The U.S. military has been conducting operations in Iraq and Syria for more than a year. But collecting intelligence against ISIL in Syria is difficult because the U.S. has no official presence there, according to several U.S. intelligence officials WTOP spoke with recently.
The U.S. Embassy in Damascus suspended its operations in February 2012. The government of the Czech Republic, acting through its embassy in Damascus, serves as a protecting power for U.S. interests in Syria.
“The challenge,” according to a former CIA operative, is “collecting intel in a war zone where we have no or very few troops. So the objective becomes classic, tradecraft training of trusted agents that have access to the area and information.”
The former operative said, “I think the [human intelligence] is getting better as ISIL gets ever more paranoid and shrinks into a defensive crouch. Their claim to be a state that’s run openly means they are vulnerable to traditional espionage. They can’t be a clandestine caliphate, and so a lot of their stuff is open to collection.”
Cohen said it’s clear the U.S. collections effort is having an effect.
“The territory that they control is contracting. ISIL has lost momentum within Iraq and Syria. They’ve been pushed back from Ramadi, pushed back from Baiji, pushed back from Sinjar in Iraq and they’ve lost control of Tishrin dam in Syria,” he said.
In a new development, Friday’s airstrikes that killed approximately 40 ISIL operatives in Libya might have opened a new front in the war to stop the expansion of the terror group. A Pentagon spokesman said “the strike may not be the last.”
It also most likely means CIA resources would be called upon for intelligence gathering for military purposes.
Counterterrorism issues are only a part of the CIA’s portfolio at the moment.
Several U.S. intelligence officials WTOP spoke with are most troubled by the impact of technology in the hands of U.S. adversaries. Not only can terrorists plot and plan in secret using end-to-end encryption; so can weapons dealers and transnational criminal gangs. Their biggest fear is unknown actors planning in the “dark.”

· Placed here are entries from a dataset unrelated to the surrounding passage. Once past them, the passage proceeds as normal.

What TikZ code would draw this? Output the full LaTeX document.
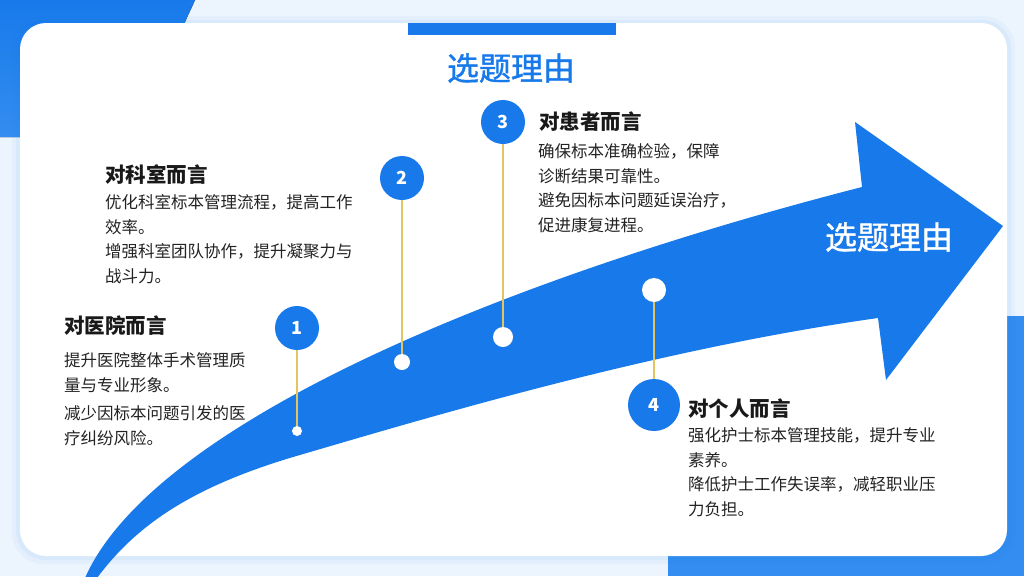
\documentclass[tikz,border=0pt]{standalone}
\usepackage{fontspec}
\setmainfont{Noto Sans CJK SC}
\newfontfamily\titlefont{Noto Sans CJK SC}[FakeBold=1.2]
\usepackage{xcolor}
\usepackage{tikz}
\usetikzlibrary{positioning}
\definecolor{mainblue}{RGB}{24,122,234}
\definecolor{sideblue}{RGB}{52,141,240}
\definecolor{paleblue}{RGB}{236,244,253}
\definecolor{linegold}{RGB}{226,196,96}
\definecolor{textdark}{RGB}{35,35,35}

\begin{document}
\begin{tikzpicture}[x=1pt,y=-1pt, every node/.style={inner sep=0pt},
  numdot/.style={circle,fill=mainblue,minimum size=44pt,text=white,font=\fontsize{18}{18}\selectfont\bfseries},
  pindot/.style={circle,fill=white},
  stem/.style={draw=linegold,line width=1.2pt},
  headtext/.style={font=\fontsize{20.5}{24}\selectfont\bfseries,text=black!90},
  bodytext/.style={font=\fontsize{16.5}{24.5}\selectfont,text=textdark,align=left,anchor=north west},
  bigtitle/.style={font=\fontsize{32}{32}\titlefont}]
  \useasboundingbox (0,0) rectangle (1024,576);
  \clip (0,0) rectangle (1024,576);
  % background and blue corner blocks
  \fill[paleblue] (0,0) rectangle (1024,576);
  \fill[top color=mainblue,bottom color=sideblue] (0,0) -- (195,0) .. controls (190,12) and (182,25) .. (178,45) -- (178,137) -- (0,137) -- cycle;
  \fill[sideblue] (668,316) rectangle (1024,576);
  % card with soft glow
  \fill[mainblue,opacity=0.04,rounded corners=32pt] (12,16) rectangle (1015,564);
  \fill[mainblue,opacity=0.05,rounded corners=29pt] (16,20) rectangle (1011,560);
  \fill[white,rounded corners=26pt] (20,23) rectangle (1007,556);
  \fill[mainblue] (408,23) rectangle (616,35);
  \node[bigtitle,text=mainblue] (title) at (511,68) {选题理由};
  % big arrow
  \fill[mainblue] (85,578) .. controls (150,430) and (480,285) .. (862,187)
    -- (855,122) -- (1003,226) -- (886,380) -- (878,318)
    .. controls (650,350) and (420,420) .. (293,457)
    .. controls (200,485) and (140,520) .. (97,578) -- cycle;
  \node[bigtitle,text=white] (arrowlabel) at (889,237) {选题理由};
  % markers
  \node[numdot] (n1) at (297,328) {1};
  \node[pindot,minimum size=10pt] (d1) at (297,431) {};
  \node[numdot] (n2) at (402,178) {2};
  \node[pindot,minimum size=16pt] (d2) at (402,362) {};
  \node[numdot] (n3) at (503,122) {3};
  \node[pindot,minimum size=20pt] (d3) at (503,337) {};
  \node[pindot,minimum size=24pt] (d4) at (654,290) {};
  \node[numdot,minimum size=52pt] (n4) at (654,405) {4};
  \draw[stem] (n1) -- (d1);
  \draw[stem] (n2) -- (d2);
  \draw[stem] (n3) -- (d3);
  \draw[stem] (d4) -- (n4);
  % texts
  \node[headtext,anchor=west] (hosp) at (64,326) {对医院而言};
  \node[bodytext] (hospbody) at (64,352.7) {提升医院整体手术管理质\\量与专业形象。\\[4pt]减少因标本问题引发的医\\疗纠纷风险。};
  \node[headtext,anchor=west] (dept) at (105,175) {对科室而言};
  \node[bodytext] (deptbody) at (105,194.7) {优化科室标本管理流程，提高工作\\效率。\\增强科室团队协作，提升凝聚力与\\战斗力。};
  \node[headtext,right=14pt of n3] (pat) {对患者而言};
  \node[bodytext] (patbody) at (538,143.7) {确保标本准确检验，保障\\诊断结果可靠性。\\避免因标本问题延误治疗，\\促进康复进程。};
  \node[headtext,anchor=west] (self) at (688,409) {对个人而言};
  \node[bodytext] (selfbody) at (688,427.7) {强化护士标本管理技能，提升专业\\素养。\\降低护士工作失误率，减轻职业压\\力负担。};
\end{tikzpicture}
\end{document}
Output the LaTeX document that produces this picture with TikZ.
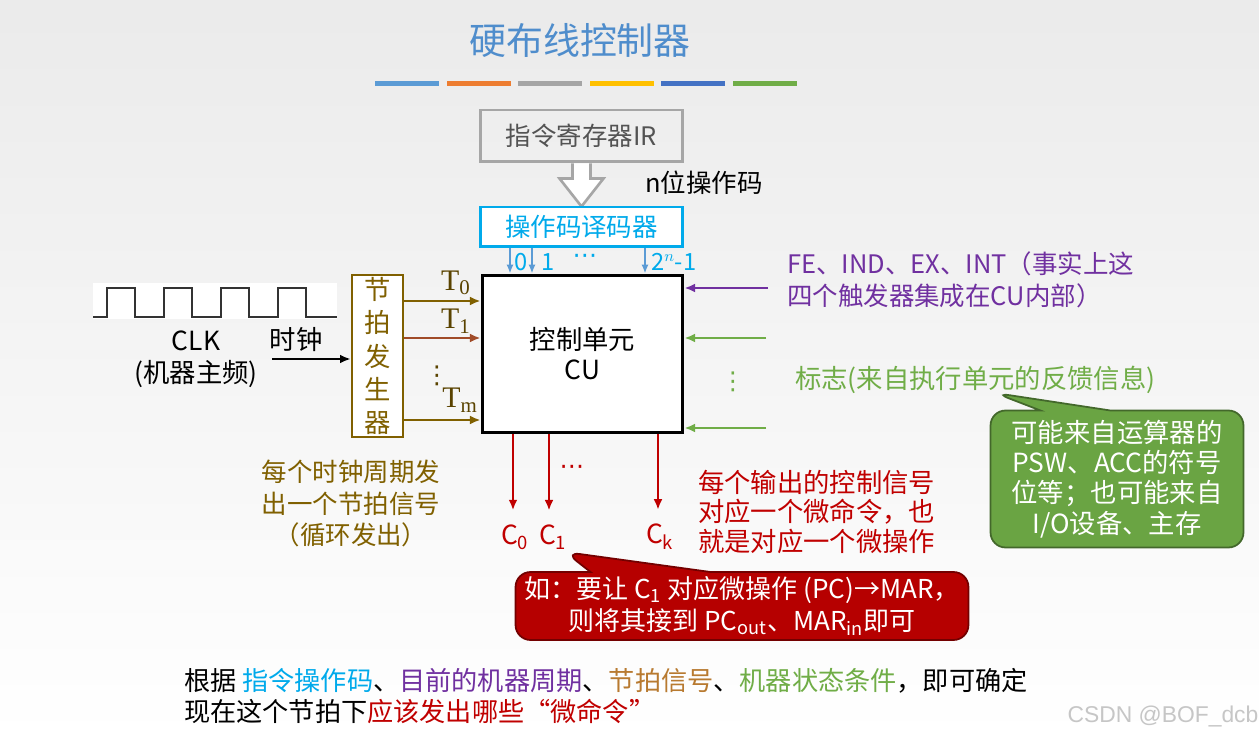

The CIA’s mission is to “preempt threats and further U.S. national security objectives by collecting intelligence that matters, producing objective all-source analysis, conducting effective covert action as directed by the President, and safeguarding the secrets that help keep our Nation safe.”
Those secrets involve everything from ideas related to national security to the thinking of policy makers to technology used to protect the nation.
There is also a great deal of consternation regarding nuclear nations: North Korea and Iran. The U.S. has made a deal with Iran to shut down its nuclear program, and Cohen said the CIA will play a significant role in the enforcement of the agreement.
“With respect to Iran, we continue to devote a fair amount of resources on a number of different lines of activities with respect to Iran,” said Cohen. “One, of course, is monitoring and helping others to monitor Iran’s compliance with the Joint Comprehensive Plan of Action the nuclear deal.”
But Cohen suggested Iran’s nuclear deal doesn’t mean the country’s leaders get a pass on their other clandestine activities.
“We’re also working with others to continue to focus on Iran’s malicious activity — whether it’s near vicinity or anywhere else in the world — directly through the Quds force or Hezbollah.”
As the pace of change continues to quicken and world events that may have a negative impact on the U.S. continue to develop, Cohen said, “it’s been an extraordinarily rewarding year” for him, but he knows that ahead is more of the difficult “blocking and tackling of what this agency is expected to do.”